:: Material ::
^^^^^^^^
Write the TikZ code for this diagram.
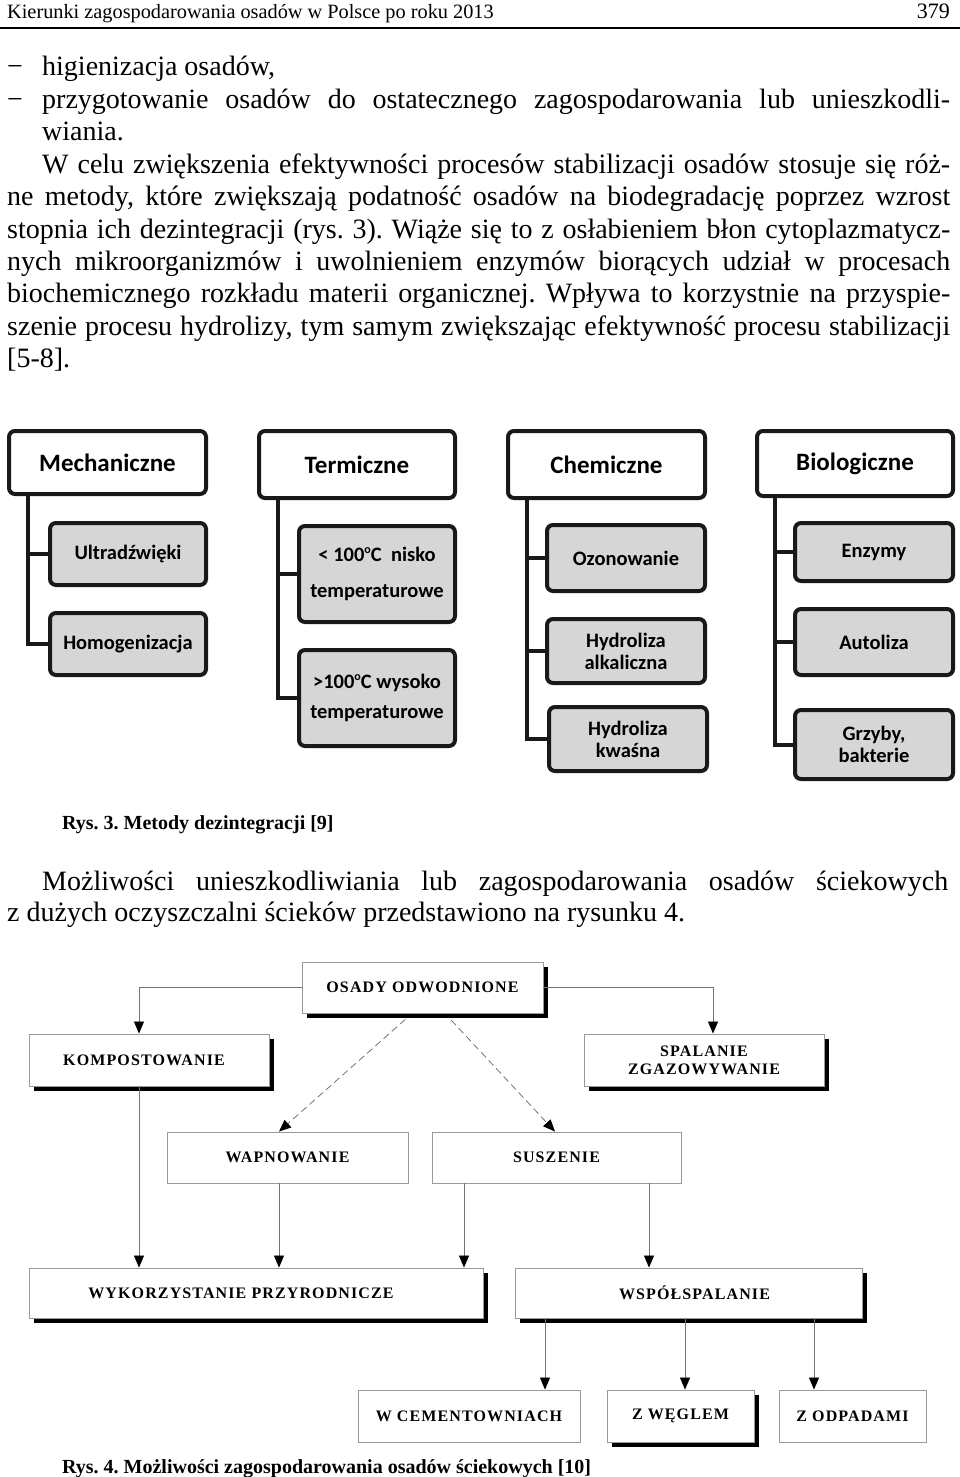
\documentclass[tikz,border=0pt]{standalone}
\usepackage{fontspec}
\setmainfont{Liberation Serif}
\newfontfamily\calibrifont{Carlito}
\newfontfamily\capsfont{Liberation Serif}[LetterSpace=7]
\usetikzlibrary{arrows.meta,shadows}
\frenchspacing
\newcommand{\smallo}{\raisebox{0.42em}{\fontsize{12}{12}\selectfont o}}
\begin{document}
\begin{tikzpicture}[x=1pt,y=-1pt,
  body/.style={anchor=base west, inner sep=0pt, font=\fontsize{28}{32}\selectfont},
  capt/.style={anchor=base west, inner sep=0pt, font=\bfseries\fontsize{20}{24}\selectfont},
  hbox/.style={draw=black!90, line width=4pt, rounded corners=6pt, fill=white, inner sep=0pt,
    align=center, font=\calibrifont\bfseries\fontsize{25}{30}\selectfont},
  sbox/.style={hbox, fill=black!16, font=\calibrifont\bfseries\fontsize{20.5}{22}\selectfont},
  conn/.style={draw=black!90, line width=4pt},
  fbox/.style={draw=black!40, line width=0.9pt, fill=white, inner sep=0pt, align=center,
    font=\capsfont\bfseries\fontsize{16}{19}\selectfont},
  shbox/.style={fbox, drop shadow={shadow xshift=5pt, shadow yshift=-5pt, fill=black, opacity=1}},
  arr/.style={draw=black!55, line width=0.8pt, -{Triangle[width=10pt,length=12pt,color=black]}},
  dasharr/.style={arr, dash pattern=on 7pt off 4pt}]
\useasboundingbox (0,0) rectangle (960,1477);

% ---------- page header ----------
\node[anchor=base west, inner sep=0pt, font=\fontsize{20.3}{24}\selectfont] (hdr) at (7,19)
  {Kierunki zagospodarowania osadów w Polsce po roku 2013};
\node[anchor=base east, inner sep=0pt, font=\fontsize{22}{24}\selectfont] (pg) at (950,19) {379};
\draw[line width=1.3pt] (0,28) -- (960,28);

% ---------- body text ----------
\node[body] (d1) at (7,76) {−};
\node[body] (l1) at (42,76) {higienizacja osadów,};
\node[body] (d2) at (7,108.4) {−};
\node[body] (l2) at (42,108.4) {\makebox[908pt][s]{przygotowanie osadów do ostatecznego zagospodarowania lub unieszkodli-}};
\node[body] (l3) at (42,140.8) {wiania.};
\node[body] (l4) at (42,173.2) {\makebox[908pt][s]{W celu zwiększenia efektywności procesów stabilizacji osadów stosuje się róż-}};
\node[body] (l5) at (7,205.6) {\makebox[943pt][s]{ne metody, które zwiększają podatność osadów na biodegradację poprzez wzrost}};
\node[body] (l6) at (7,238) {\makebox[943pt][s]{stopnia ich dezintegracji (rys. 3). Wiąże się to z osłabieniem błon cytoplazmatycz-}};
\node[body] (l7) at (7,270.4) {\makebox[943pt][s]{nych mikroorganizmów i uwolnieniem enzymów biorących udział w procesach}};
\node[body] (l8) at (7,302.8) {\makebox[943pt][s]{biochemicznego rozkładu materii organicznej. Wpływa to korzystnie na przyspie-}};
\node[body] (l9) at (7,335.2) {\makebox[943pt][s]{szenie procesu hydrolizy, tym samym zwiększając efektywność procesu stabilizacji}};
\node[body] (l10) at (7,367.6) {[5-8].};

% ---------- Rys. 3 ----------
\node[hbox, minimum width=197, minimum height=63] (mech) at (107.5,462.5) {Mechaniczne};
\node[sbox, minimum width=156, minimum height=62] (ultra) at (128,554) {Ultradźwięki};
\node[sbox, minimum width=156, minimum height=62] (homo) at (128,644) {Homogenizacja};
\coordinate (sM) at (28,0);
\draw[conn] (mech.south -| sM) |- (homo.west);
\draw[conn] (ultra.west) -- (ultra.west -| sM);

\node[hbox, minimum width=196, minimum height=67] (term) at (357,464.5) {Termiczne};
\node[sbox, minimum width=156, minimum height=96, font=\calibrifont\bfseries\fontsize{20.5}{36}\selectfont] (low) at (377,574)
  {<\ 100\smallo C\ \ nisko\\temperaturowe};
\node[sbox, minimum width=156, minimum height=96, font=\calibrifont\bfseries\fontsize{20.5}{30}\selectfont] (high) at (377,698)
  {>100\smallo C wysoko\\temperaturowe};
\coordinate (sT) at (278,0);
\draw[conn] (term.south -| sT) |- (high.west);
\draw[conn] (low.west) -- (low.west -| sT);

\node[hbox, minimum width=197, minimum height=67] (chem) at (606.5,464.5) {Chemiczne};
\node[sbox, minimum width=158, minimum height=66] (ozon) at (626,558) {Ozonowanie};
\node[sbox, minimum width=158, minimum height=64] (halk) at (626,651) {Hydroliza\\alkaliczna};
\node[sbox, minimum width=158, minimum height=64] (hkw) at (628,739) {Hydroliza\\kwaśna};
\coordinate (sC) at (527,0);
\draw[conn] (chem.south -| sC) |- (hkw.west);
\draw[conn] (ozon.west) -- (ozon.west -| sC);
\draw[conn] (halk.west) -- (halk.west -| sC);

\node[hbox, minimum width=196, minimum height=65] (bio) at (855,463.5) {Biologiczne};
\node[sbox, minimum width=158, minimum height=58] (enz) at (874,552) {Enzymy};
\node[sbox, minimum width=158, minimum height=66] (auto) at (874,642) {Autoliza};
\node[sbox, minimum width=158, minimum height=69] (grz) at (874,744.5) {Grzyby,\\bakterie};
\coordinate (sB) at (775,0);
\draw[conn] (bio.south -| sB) |- (grz.west);
\draw[conn] (enz.west) -- (enz.west -| sB);
\draw[conn] (auto.west) -- (auto.west -| sB);

\node[capt] (cap3) at (62,829) {Rys. 3. Metody dezintegracji [9]};

% ---------- paragraph ----------
\node[body] (p1) at (42,890) {\makebox[906pt][s]{Możliwości unieszkodliwiania lub zagospodarowania osadów ściekowych}};
\node[body] (p2) at (7,921) {z dużych oczyszczalni ścieków przedstawiono na rysunku 4.};

% ---------- Rys. 4 ----------
\node[shbox, minimum width=241, minimum height=51] (osady) at (422.5,987.5) {OSADY ODWODNIONE};
\node[shbox, minimum width=240, minimum height=52] (komp) at (149,1060) {\hspace*{-10pt}KOMPOSTOWANIE};
\node[shbox, minimum width=240, minimum height=52, font=\capsfont\bfseries\fontsize{16}{18}\selectfont] (spal) at (704,1060) {SPALANIE\\ZGAZOWYWANIE};
\node[fbox, minimum width=241, minimum height=51] (wapn) at (287.5,1157.5) {WAPNOWANIE};
\node[fbox, minimum width=249, minimum height=51] (susz) at (556.5,1157.5) {SUSZENIE};
\node[shbox, minimum width=454, minimum height=50] (wyk) at (256,1293) {WYKORZYSTANIE PRZYRODNICZE\hspace*{30pt}};
\node[shbox, minimum width=347, minimum height=50] (wsp) at (688.5,1293) {\hspace*{12pt}WSPÓŁSPALANIE};
\node[fbox, minimum width=222, minimum height=52] (wcem) at (469,1416) {W CEMENTOWNIACH};
\node[shbox, minimum width=147, minimum height=52] (zweg) at (680.5,1416) {Z WĘGLEM};
\node[fbox, minimum width=147, minimum height=52] (zodp) at (852.5,1416) {Z ODPADAMI};

\coordinate (xk) at (139,0);
\coordinate (xsp) at (713,0);
\coordinate (xa) at (412,0);
\coordinate (xb) at (445,0);
\coordinate (xw) at (279,0);
\coordinate (xu) at (555,0);
\coordinate (xs1) at (464,0);
\coordinate (xs2) at (649,0);
\coordinate (xc) at (545,0);
\coordinate (xg) at (685,0);
\coordinate (xo) at (814,0);

\draw[arr] (osady.west) -| (komp.north -| xk);
\draw[arr] (osady.east) -| (spal.north -| xsp);
\draw[dasharr, shorten <=9pt] (osady.south -| xa) -- (wapn.north -| xw);
\draw[dasharr, shorten <=9pt] (osady.south -| xb) -- (susz.north -| xu);
\draw[arr] (komp.south -| xk) -- (wyk.north -| xk);
\draw[arr] (wapn.south -| xw) -- (wyk.north -| xw);
\draw[arr] (susz.south -| xs1) -- (wyk.north -| xs1);
\draw[arr] (susz.south -| xs2) -- (wsp.north -| xs2);
\draw[arr] (wsp.south -| xc) -- (wcem.north -| xc);
\draw[arr] (wsp.south -| xg) -- (zweg.north -| xg);
\draw[arr] (wsp.south -| xo) -- (zodp.north -| xo);

\node[capt] (cap4) at (62,1473) {Rys. 4. Możliwości zagospodarowania osadów ściekowych [10]};
\end{tikzpicture}
\end{document}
^^^^^^^^
:: Task goal ::
Repeat the lines exactly as they stand, from the opening line of the data through the line with "(0,28) -- (960,28);". Pictures stay out of the copy.

:: Full answer ::
Write the TikZ code for this diagram.
\documentclass[tikz,border=0pt]{standalone}
\usepackage{fontspec}
\setmainfont{Liberation Serif}
\newfontfamily\calibrifont{Carlito}
\newfontfamily\capsfont{Liberation Serif}[LetterSpace=7]
\usetikzlibrary{arrows.meta,shadows}
\frenchspacing
\newcommand{\smallo}{\raisebox{0.42em}{\fontsize{12}{12}\selectfont o}}
\begin{document}
\begin{tikzpicture}[x=1pt,y=-1pt,
  body/.style={anchor=base west, inner sep=0pt, font=\fontsize{28}{32}\selectfont},
  capt/.style={anchor=base west, inner sep=0pt, font=\bfseries\fontsize{20}{24}\selectfont},
  hbox/.style={draw=black!90, line width=4pt, rounded corners=6pt, fill=white, inner sep=0pt,
    align=center, font=\calibrifont\bfseries\fontsize{25}{30}\selectfont},
  sbox/.style={hbox, fill=black!16, font=\calibrifont\bfseries\fontsize{20.5}{22}\selectfont},
  conn/.style={draw=black!90, line width=4pt},
  fbox/.style={draw=black!40, line width=0.9pt, fill=white, inner sep=0pt, align=center,
    font=\capsfont\bfseries\fontsize{16}{19}\selectfont},
  shbox/.style={fbox, drop shadow={shadow xshift=5pt, shadow yshift=-5pt, fill=black, opacity=1}},
  arr/.style={draw=black!55, line width=0.8pt, -{Triangle[width=10pt,length=12pt,color=black]}},
  dasharr/.style={arr, dash pattern=on 7pt off 4pt}]
\useasboundingbox (0,0) rectangle (960,1477);

% ---------- page header ----------
\node[anchor=base west, inner sep=0pt, font=\fontsize{20.3}{24}\selectfont] (hdr) at (7,19)
  {Kierunki zagospodarowania osadów w Polsce po roku 2013};
\node[anchor=base east, inner sep=0pt, font=\fontsize{22}{24}\selectfont] (pg) at (950,19) {379};
\draw[line width=1.3pt] (0,28) -- (960,28);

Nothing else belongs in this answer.